We can learn from their dedication to be detached from the things of this world, because they are the ones who are truly free. Notice that taking the vow of poverty is not the same as being poor, a life threatening situation. The early Christian community still had possessions, but they were simply not possessed by them. No one owned anything. Instead, all of the contributions were shared within the community, and this is how the vow of poverty is lived within religious orders.
Detachment. This is such an important spiritual practice, because it allows us to free ourselves to do the will of God. Like the Grinch and Cindy Lou Who, the early Christian community saw the negative impact of those who focus on acquiring wealth and honor and sought to detach themselves from it. Through spiritual detachment, these communities were able to see that buyers were being possessed by their own possessions! The desire for the latest iPhone, Mac computer, BMW and wide screen TV compels buyers to use credit, take out a loan, or even attain a second job to purchase it. Conversations are placed on hold while text messages are being exchanged. Schedules are rearranged to ensure that favorite TV shows are not missed. Jealousy peers its ugly head when it sees that someone has something they do not have. Division is created between the haves and the have nots. A sense of superiority is created among the haves, and their fear of besmirching their social status through losing their possessions and wealth keep them up at night.
This materialistic life, though, is the opposite of the true freedom that comes from following Christ. God does not want to give us momentary happiness through an accumulation of things. He wants to give us the lasting joy that comes from remaining in His love, and the practice of spiritual detachment allows us to do just that. St. Ignatius writes, “Therefore, we must make ourselves indifferent to all created things, as far as we are allowed by free choice and are not under any prohibition. Consequently, as far as we are concerned, we should not prefer health to sickness, riches to poverty, honor to dishonor, a long life to a short. The same holds for all other things” (Spiritual Exercises #23).

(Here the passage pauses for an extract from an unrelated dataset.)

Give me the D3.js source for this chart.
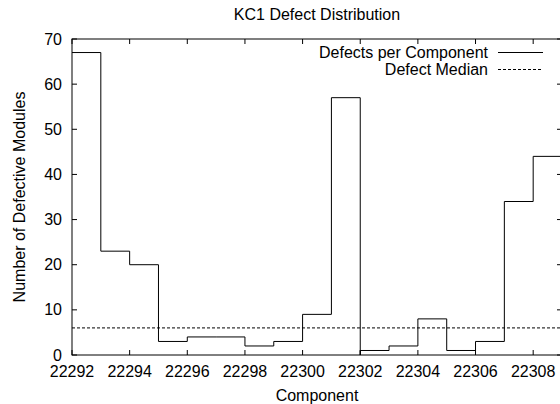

The words of St. Ignatius may seem rather harsh, but when we take time to reflect on them, we begin to understand how our attachments to health, riches, honor and long life, for instance, often blind us from making sound decisions and living righteously. God, however, wants to free us from all that binds us which includes our possessions. He wants to show us what we miss when we focus on materialism instead of Him, and when we put our possessions aside, we set the stage for a deeper intimacy with Him.
How has your desire for health, riches, honor or long life affected some of the decisions you have made? When have you been tempted to place the things of this world above God? What is God calling you to detach from? Is it an unhealthy relationship? Your desire for fame? Your phone?
May God take the reigning place in your heart and help you detach from all things that keep you from Him!